Merrick Garland, President Obama's pick for the Supreme Court, has been described as a moderate liberal. But as some have pointed out, he's only moderate on some issues—on others he’s downright conservative. Take, for example, criminal justice issues. It actually looks like Garland may be to the right of Justice Scalia, especially when it comes to the 4th Amendment right to privacy and 6th Amendment rights for criminal defendants.
In 2010, SCOTUSBlog's Tom Goldstein analyzed Garland's record and found that "Judge Garland rarely votes in favor of criminal defendants' appeals of their convictions.
Goldstein identified eight cases where Garland decided to vote against defendant's appeal. However, this is what Goldstein called "most striking":
In ten criminal cases, Judge Garland has disagreed with his more-liberal colleagues; in each, he adopted the position that was more favorable to the government or declined to reach a question on which the majority of the court had adopted a position favorable to a defendant. Because disagreement among panel members on the D.C. Circuit is relatively rare, this substantial body of cases is noteworthy.

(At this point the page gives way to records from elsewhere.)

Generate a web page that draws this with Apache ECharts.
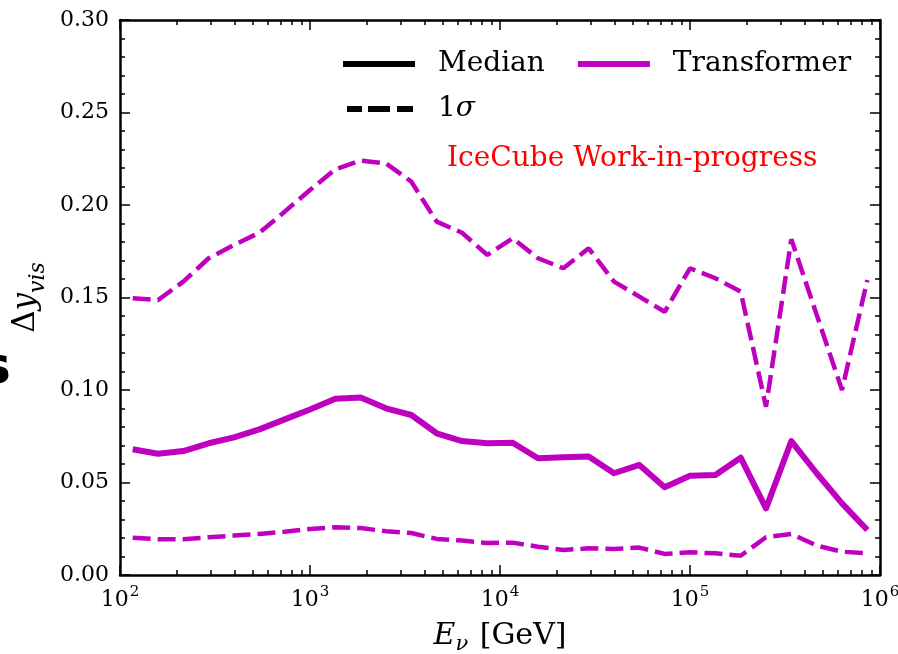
<!DOCTYPE html>
<html>
<head>
<meta charset="utf-8">
<script src="https://cdn.jsdelivr.net/npm/echarts@6/dist/echarts.min.js"></script>
<style>
  html, body { margin: 0; padding: 0; background: #fff; }
  #chart { width: 898px; height: 654px; }
</style>
</head>
<body>
<div id="chart"></div>
<script>
// Bin centres of the neutrino energy bins [GeV]
const energy = [116.6, 158.5, 215.4, 292.9, 398.1, 541.2, 735.6, 1000, 1359, 1848,
  2512, 3415, 4642, 6310, 8577, 11659, 15849, 21544, 29286, 39811,
  54117, 73564, 100000, 135936, 184785, 251189, 341455, 464159, 630957, 857696];

// Resolution of the visible inelasticity, Transformer reconstruction
const median = [0.0680, 0.0655, 0.0670, 0.0712, 0.0744, 0.0787, 0.0841, 0.0895, 0.0953, 0.0960,
  0.0901, 0.0865, 0.0766, 0.0724, 0.0712, 0.0715, 0.0631, 0.0636, 0.0640, 0.0550,
  0.0595, 0.0474, 0.0537, 0.0541, 0.0634, 0.0360, 0.0724, 0.0550, 0.0387, 0.0243];
const sigmaHigh = [0.1496, 0.1486, 0.1586, 0.1712, 0.1784, 0.1850, 0.1964, 0.2081, 0.2193, 0.2240,
  0.2225, 0.2126, 0.1910, 0.1850, 0.1730, 0.1820, 0.1712, 0.1658, 0.1766, 0.1586,
  0.1505, 0.1423, 0.1658, 0.1604, 0.1532, 0.0910, 0.1815, 0.1407, 0.1000, 0.1595];
const sigmaLow = [0.0202, 0.0193, 0.0193, 0.0204, 0.0213, 0.0222, 0.0234, 0.0249, 0.0258, 0.0254,
  0.0236, 0.0227, 0.0195, 0.0186, 0.0173, 0.0175, 0.0153, 0.0135, 0.0144, 0.0141,
  0.0148, 0.0114, 0.0123, 0.0117, 0.0104, 0.0204, 0.0222, 0.0159, 0.0126, 0.0117];

// Axis ticks
const xMajorTicks = [100, 1000, 10000, 100000, 1000000];
const xMinorTicks = [200, 300, 400, 500, 600, 700, 800, 900,
  2000, 3000, 4000, 5000, 6000, 7000, 8000, 9000,
  20000, 30000, 40000, 50000, 60000, 70000, 80000, 90000,
  200000, 300000, 400000, 500000, 600000, 700000, 800000, 900000];

const FONT = '"DejaVu Serif", "Liberation Serif", serif';
const MAGENTA = '#bf00bf';

const chart = echarts.init(document.getElementById('chart'), null, { renderer: 'canvas' });

const pair = (xs, ys) => xs.map((x, i) => [x, ys[i]]);

function xAxisDef(position, major, showLabels) {
  return {
    type: 'log',
    logBase: 10,
    min: 100,
    max: 1000000,
    position: position,
    axisLine: { show: major, lineStyle: { color: '#000', width: 2.5 } },
    axisTick: {
      show: true,
      inside: true,
      length: major ? 10 : 5,
      lineStyle: { color: '#000', width: 1.5 },
      customValues: major ? xMajorTicks : xMinorTicks
    },
    axisLabel: {
      show: showLabels,
      margin: 10,
      customValues: xMajorTicks,
      formatter: v => '{b|10}{sup|' + Math.round(Math.log10(v)) + '}',
      rich: {
        b: { fontFamily: FONT, fontSize: 22, color: '#000', lineHeight: 26, verticalAlign: 'bottom' },
        sup: { fontFamily: FONT, fontSize: 15, color: '#000', lineHeight: 26, verticalAlign: 'top', padding: [0, 0, 8, 1] }
      }
    },
    splitLine: { show: false },
    minorTick: { show: false },
    name: showLabels ? '{e|E}{nu|ν}{t| [GeV]}' : '',
    nameLocation: 'middle',
    nameGap: 36,
    nameTextStyle: {
      rich: {
        e: { fontFamily: FONT, fontStyle: 'italic', fontSize: 30, color: '#000', lineHeight: 36, verticalAlign: 'bottom' },
        nu: { fontFamily: FONT, fontStyle: 'italic', fontSize: 21, color: '#000', lineHeight: 40, verticalAlign: 'bottom', padding: [0, 2, -4, 0] },
        t: { fontFamily: FONT, fontSize: 30, color: '#000', lineHeight: 36, verticalAlign: 'bottom' }
      }
    }
  };
}

function yAxisDef(position, showLabels) {
  return {
    type: 'value',
    min: 0,
    max: 0.30,
    interval: 0.05,
    position: position,
    axisLine: { show: true, lineStyle: { color: '#000', width: 2.5 } },
    axisTick: { show: true, inside: true, length: 10, lineStyle: { color: '#000', width: 1.5 } },
    minorTick: { show: true, splitNumber: 5, length: 5, lineStyle: { color: '#000', width: 1.5 } },
    axisLabel: {
      show: showLabels,
      margin: 11,
      fontFamily: FONT,
      fontSize: 22,
      color: '#000',
      formatter: v => v.toFixed(2)
    },
    splitLine: { show: false },
    name: showLabels ? '{d|Δ}{y|y}{s|vis}' : '',
    nameLocation: 'middle',
    nameRotate: 90,
    nameGap: 66,
    nameTextStyle: {
      rich: {
        d: { fontFamily: FONT, fontSize: 31, color: '#000', lineHeight: 36, verticalAlign: 'bottom' },
        y: { fontFamily: FONT, fontStyle: 'italic', fontSize: 31, color: '#000', lineHeight: 36, verticalAlign: 'bottom' },
        s: { fontFamily: FONT, fontStyle: 'italic', fontSize: 22, color: '#000', lineHeight: 44, verticalAlign: 'bottom', padding: [0, 0, -8, 0] }
      }
    }
  };
}

function legendText(gap) {
  return {
    fontFamily: FONT,
    fontSize: 28,
    lineHeight: 36,
    color: '#000',
    padding: [0, 0, 0, gap],
    rich: {
      i: { fontFamily: FONT, fontStyle: 'italic', fontSize: 28, lineHeight: 36, color: '#000' }
    }
  };
}

const option = {
  animation: false,
  backgroundColor: '#fff',
  grid: { left: 120, top: 20, right: 18, bottom: 79, outerBoundsMode: 'none' },
  xAxis: [
    xAxisDef('bottom', true, true),
    xAxisDef('bottom', false, false),
    xAxisDef('top', true, false),
    xAxisDef('top', false, false)
  ],
  yAxis: [
    yAxisDef('left', true),
    yAxisDef('right', false)
  ],
  legend: [
    {
      data: [
        { name: 'Median', icon: 'rect' },
        { name: 'Transformer', icon: 'rect' }
      ],
      left: 343,
      top: 46,
      padding: 0,
      orient: 'horizontal',
      itemWidth: 72,
      itemHeight: 6,
      itemGap: 33,
      selectedMode: false,
      textStyle: legendText(18)
    },
    {
      data: [
        { name: '1σ', icon: 'path://M0,0H15V6H0Z M21,0H43V6H21Z M50,0H66V6H50Z' }
      ],
      left: 347,
      top: 91,
      padding: 0,
      orient: 'horizontal',
      itemWidth: 66,
      itemHeight: 6,
      selectedMode: false,
      formatter: name => name === '1σ' ? '1{i|σ}' : name,
      textStyle: legendText(20)
    }
  ],
  graphic: [
    {
      type: 'text',
      left: 447,
      top: 145,
      style: {
        text: 'IceCube Work-in-progress',
        fontFamily: FONT,
        fontSize: 28,
        fill: '#ff0000'
      }
    },
    {
      type: 'text',
      left: -20,
      top: 343,
      style: {
        text: 's',
        fontFamily: '"DejaVu Sans", sans-serif',
        fontWeight: 'bold',
        fontSize: 52,
        fill: '#000'
      }
    }
  ],
  series: [
    {
      name: 'Median',
      type: 'line',
      data: [],
      symbol: 'none',
      lineStyle: { color: '#000', width: 6 },
      itemStyle: { color: '#000' }
    },
    {
      name: '1σ',
      type: 'line',
      data: [],
      symbol: 'none',
      lineStyle: { color: '#000', width: 5, type: [16, 7] },
      itemStyle: { color: '#000' }
    },
    {
      name: 'Transformer',
      type: 'line',
      data: pair(energy, median),
      symbol: 'none',
      lineStyle: { color: MAGENTA, width: 6, join: 'round' },
      itemStyle: { color: MAGENTA }
    },
    {
      name: 'Transformer 1σ upper',
      type: 'line',
      data: pair(energy, sigmaHigh),
      symbol: 'none',
      lineStyle: { color: MAGENTA, width: 4.5, type: [18, 7] },
      itemStyle: { color: MAGENTA }
    },
    {
      name: 'Transformer 1σ lower',
      type: 'line',
      data: pair(energy, sigmaLow),
      symbol: 'none',
      lineStyle: { color: MAGENTA, width: 4.5, type: [18, 7] },
      itemStyle: { color: MAGENTA }
    }
  ]
};

chart.setOption(option);
</script>
</body>
</html>
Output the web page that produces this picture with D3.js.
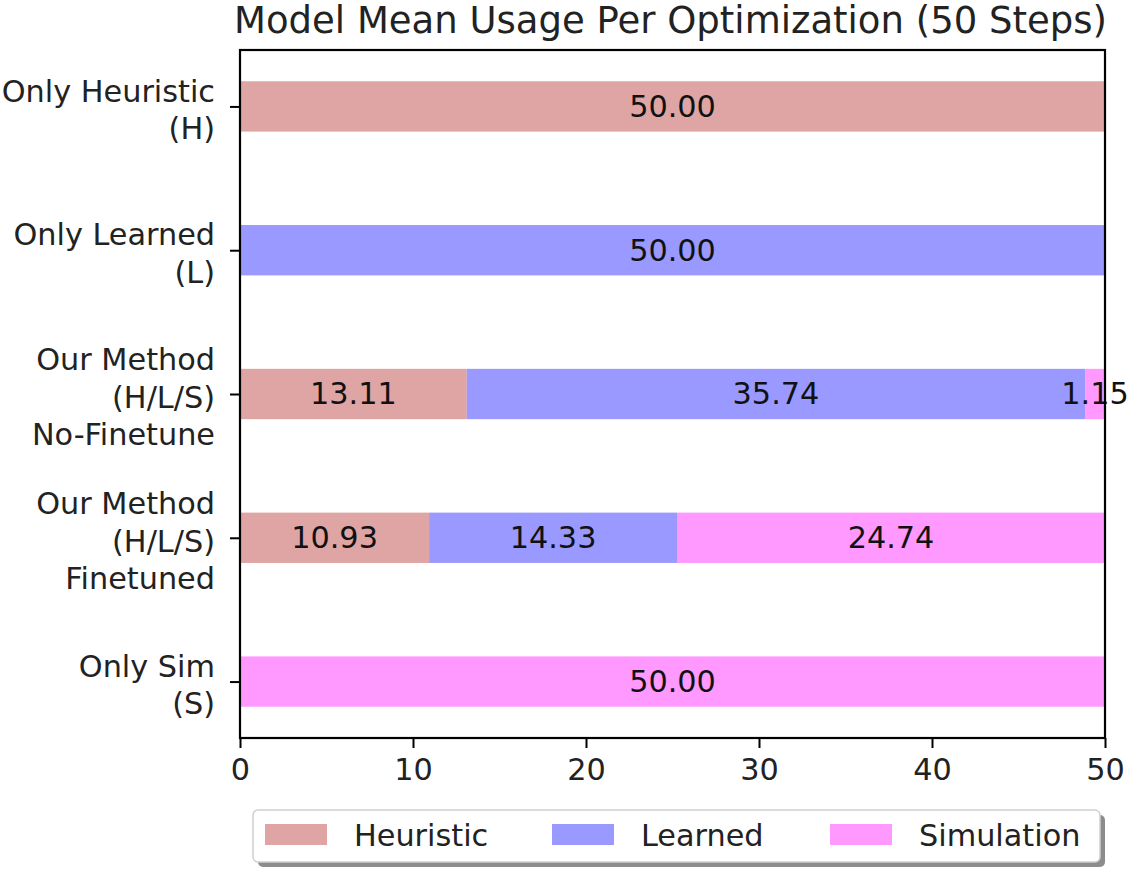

Yes, Goldstein also points out that Garland "had joined approximately a dozen published rulings reversing or vacating a defendant's conviction or sentence." But, he says, "In that same period, Judge Tatel joined such decisions (or dissented from the refusal to grant the defendant relief) approximately twenty-five times." Judge Tatel is one of Garland's moderate liberal colleagues on the DC Circuit. Despite his general political leanings, compared to his colleagues Garland has a notably conservative criminal justice record.
As Salon reports, "Garland’s record is particularly troubling when it comes to his deference to police and prosecutors." Garland has often voted to limit defendant rights in search and seizure cases. He has also voted in favor of prosecutors even in cases of prosecutorial misconduct:
In 1999, Garland dissented from a majority opinion ordering a new trial because a prosecutor had misstated critical evidence during the closing argument in a drug case. He wrote that it was “inevitable that trial lawyers will suffer from innocent misrecollections” and that judges should rely “on the self-corrective nature of the adversary system, combined with instructions from the court, to police all but the most egregious of these kinds of errors.”
Surely this was seventeen years ago, but it is still troubling. Nothing about the adversary system has proven to be self-corrective. To ascribe to such a perception so blindly and not regulate and scrutinize the system’s effectiveness is to fail defendants.
Police and prosecutors symbolize the pinnacle of government overreach. When we talk about mass incarceration, we talk about a phenomenon that was born from many state actors trampling on the rights of defendants. It is more than concerning that Garland seems to be comfortable with that.
This conservative criminal justice record is a big deal for a nominee from a president who has called for reform. In a time where true and significant criminal justice reform finally seems like a possibility in America, nominating Garland is not only disappointing but could eventually be lethal to the efforts for change.